═════ DATA SHOWN
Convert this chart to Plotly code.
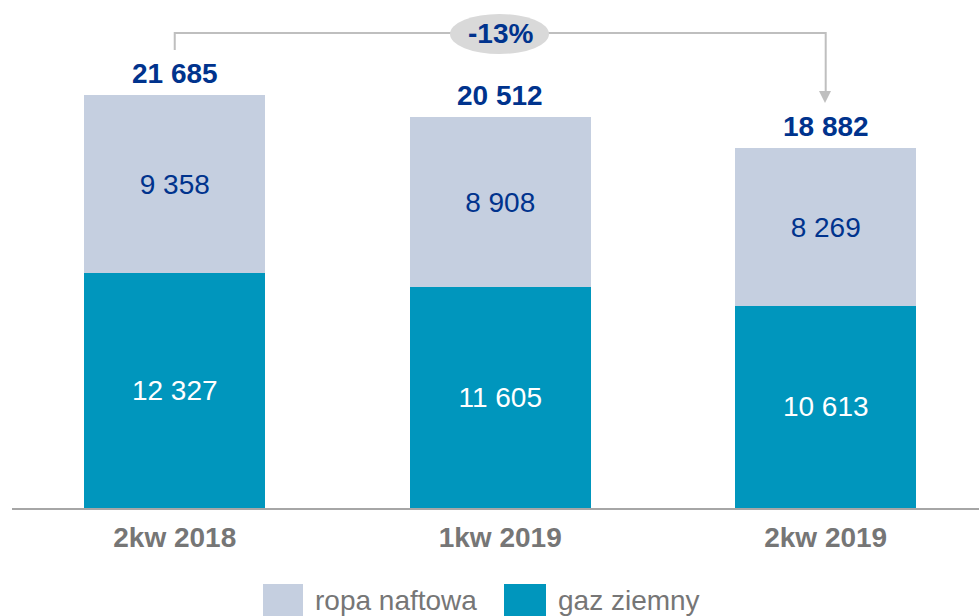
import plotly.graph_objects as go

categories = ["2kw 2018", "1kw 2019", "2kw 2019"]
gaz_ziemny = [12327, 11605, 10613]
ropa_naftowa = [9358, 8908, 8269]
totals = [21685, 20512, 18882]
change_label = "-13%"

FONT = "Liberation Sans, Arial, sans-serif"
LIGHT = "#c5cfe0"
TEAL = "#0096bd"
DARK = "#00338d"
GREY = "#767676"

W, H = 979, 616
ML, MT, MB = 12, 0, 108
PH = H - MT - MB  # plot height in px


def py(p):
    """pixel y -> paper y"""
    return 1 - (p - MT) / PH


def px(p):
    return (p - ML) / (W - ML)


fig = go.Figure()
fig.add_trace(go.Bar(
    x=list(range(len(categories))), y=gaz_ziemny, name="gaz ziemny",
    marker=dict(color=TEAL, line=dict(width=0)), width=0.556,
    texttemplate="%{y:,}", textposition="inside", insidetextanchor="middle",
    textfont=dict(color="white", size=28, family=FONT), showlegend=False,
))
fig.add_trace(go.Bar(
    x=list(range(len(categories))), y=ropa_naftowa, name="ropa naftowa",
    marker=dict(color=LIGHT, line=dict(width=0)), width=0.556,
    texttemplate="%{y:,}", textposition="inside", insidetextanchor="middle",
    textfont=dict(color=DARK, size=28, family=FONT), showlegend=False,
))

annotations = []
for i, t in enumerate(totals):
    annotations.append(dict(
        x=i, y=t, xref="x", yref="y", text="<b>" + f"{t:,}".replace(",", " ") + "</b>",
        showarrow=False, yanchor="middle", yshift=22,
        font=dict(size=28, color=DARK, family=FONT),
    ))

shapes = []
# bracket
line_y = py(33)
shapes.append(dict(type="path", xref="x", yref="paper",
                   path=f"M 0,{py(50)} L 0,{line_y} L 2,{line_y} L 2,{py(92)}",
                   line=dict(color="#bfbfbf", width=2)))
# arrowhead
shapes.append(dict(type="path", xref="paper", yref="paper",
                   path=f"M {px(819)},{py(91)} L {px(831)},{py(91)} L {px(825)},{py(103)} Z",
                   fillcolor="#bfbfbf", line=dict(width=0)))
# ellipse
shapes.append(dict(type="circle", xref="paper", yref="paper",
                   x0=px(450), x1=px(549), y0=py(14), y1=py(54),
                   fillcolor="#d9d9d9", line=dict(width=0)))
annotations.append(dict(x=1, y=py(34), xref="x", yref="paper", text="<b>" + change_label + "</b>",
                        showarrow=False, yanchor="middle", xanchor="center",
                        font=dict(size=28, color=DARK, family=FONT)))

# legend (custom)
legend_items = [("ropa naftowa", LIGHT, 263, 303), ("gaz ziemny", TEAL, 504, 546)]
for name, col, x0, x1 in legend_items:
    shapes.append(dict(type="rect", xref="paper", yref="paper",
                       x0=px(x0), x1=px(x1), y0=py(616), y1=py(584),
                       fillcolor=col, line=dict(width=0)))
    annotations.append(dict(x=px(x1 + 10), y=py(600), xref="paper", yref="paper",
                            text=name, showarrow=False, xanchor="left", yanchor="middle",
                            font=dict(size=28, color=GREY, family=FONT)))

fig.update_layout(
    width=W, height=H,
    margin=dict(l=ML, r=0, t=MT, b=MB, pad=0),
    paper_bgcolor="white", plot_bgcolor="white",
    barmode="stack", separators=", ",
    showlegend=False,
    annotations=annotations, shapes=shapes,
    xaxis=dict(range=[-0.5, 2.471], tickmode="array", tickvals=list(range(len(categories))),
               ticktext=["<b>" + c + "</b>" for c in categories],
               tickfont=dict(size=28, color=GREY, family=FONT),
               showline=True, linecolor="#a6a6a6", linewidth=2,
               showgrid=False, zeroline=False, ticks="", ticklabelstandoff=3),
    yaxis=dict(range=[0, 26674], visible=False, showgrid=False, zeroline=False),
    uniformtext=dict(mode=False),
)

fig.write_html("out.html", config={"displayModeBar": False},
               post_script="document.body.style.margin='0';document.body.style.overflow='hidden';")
══════════
• **EXERCISE**
Quote the data exactly, leaving every image out of the copy.

• **RESULT OF THE EXERCISE**
Convert this chart to Plotly code.
import plotly.graph_objects as go

categories = ["2kw 2018", "1kw 2019", "2kw 2019"]
gaz_ziemny = [12327, 11605, 10613]
ropa_naftowa = [9358, 8908, 8269]
totals = [21685, 20512, 18882]
change_label = "-13%"

FONT = "Liberation Sans, Arial, sans-serif"
LIGHT = "#c5cfe0"
TEAL = "#0096bd"
DARK = "#00338d"
GREY = "#767676"

W, H = 979, 616
ML, MT, MB = 12, 0, 108
PH = H - MT - MB  # plot height in px


def py(p):
    """pixel y -> paper y"""
    return 1 - (p - MT) / PH


def px(p):
    return (p - ML) / (W - ML)


fig = go.Figure()
fig.add_trace(go.Bar(
    x=list(range(len(categories))), y=gaz_ziemny, name="gaz ziemny",
    marker=dict(color=TEAL, line=dict(width=0)), width=0.556,
    texttemplate="%{y:,}", textposition="inside", insidetextanchor="middle",
    textfont=dict(color="white", size=28, family=FONT), showlegend=False,
))
fig.add_trace(go.Bar(
    x=list(range(len(categories))), y=ropa_naftowa, name="ropa naftowa",
    marker=dict(color=LIGHT, line=dict(width=0)), width=0.556,
    texttemplate="%{y:,}", textposition="inside", insidetextanchor="middle",
    textfont=dict(color=DARK, size=28, family=FONT), showlegend=False,
))

annotations = []
for i, t in enumerate(totals):
    annotations.append(dict(
        x=i, y=t, xref="x", yref="y", text="<b>" + f"{t:,}".replace(",", " ") + "</b>",
        showarrow=False, yanchor="middle", yshift=22,
        font=dict(size=28, color=DARK, family=FONT),
    ))

shapes = []
# bracket
line_y = py(33)
shapes.append(dict(type="path", xref="x", yref="paper",
                   path=f"M 0,{py(50)} L 0,{line_y} L 2,{line_y} L 2,{py(92)}",
                   line=dict(color="#bfbfbf", width=2)))
# arrowhead
shapes.append(dict(type="path", xref="paper", yref="paper",
                   path=f"M {px(819)},{py(91)} L {px(831)},{py(91)} L {px(825)},{py(103)} Z",
                   fillcolor="#bfbfbf", line=dict(width=0)))
# ellipse
shapes.append(dict(type="circle", xref="paper", yref="paper",
                   x0=px(450), x1=px(549), y0=py(14), y1=py(54),
                   fillcolor="#d9d9d9", line=dict(width=0)))
annotations.append(dict(x=1, y=py(34), xref="x", yref="paper", text="<b>" + change_label + "</b>",
                        showarrow=False, yanchor="middle", xanchor="center",
                        font=dict(size=28, color=DARK, family=FONT)))

# legend (custom)
legend_items = [("ropa naftowa", LIGHT, 263, 303), ("gaz ziemny", TEAL, 504, 546)]
for name, col, x0, x1 in legend_items:
    shapes.append(dict(type="rect", xref="paper", yref="paper",
                       x0=px(x0), x1=px(x1), y0=py(616), y1=py(584),
                       fillcolor=col, line=dict(width=0)))
    annotations.append(dict(x=px(x1 + 10), y=py(600), xref="paper", yref="paper",
                            text=name, showarrow=False, xanchor="left", yanchor="middle",
                            font=dict(size=28, color=GREY, family=FONT)))

fig.update_layout(
    width=W, height=H,
    margin=dict(l=ML, r=0, t=MT, b=MB, pad=0),
    paper_bgcolor="white", plot_bgcolor="white",
    barmode="stack", separators=", ",
    showlegend=False,
    annotations=annotations, shapes=shapes,
    xaxis=dict(range=[-0.5, 2.471], tickmode="array", tickvals=list(range(len(categories))),
               ticktext=["<b>" + c + "</b>" for c in categories],
               tickfont=dict(size=28, color=GREY, family=FONT),
               showline=True, linecolor="#a6a6a6", linewidth=2,
               showgrid=False, zeroline=False, ticks="", ticklabelstandoff=3),
    yaxis=dict(range=[0, 26674], visible=False, showgrid=False, zeroline=False),
    uniformtext=dict(mode=False),
)

fig.write_html("out.html", config={"displayModeBar": False},
               post_script="document.body.style.margin='0';document.body.style.overflow='hidden';")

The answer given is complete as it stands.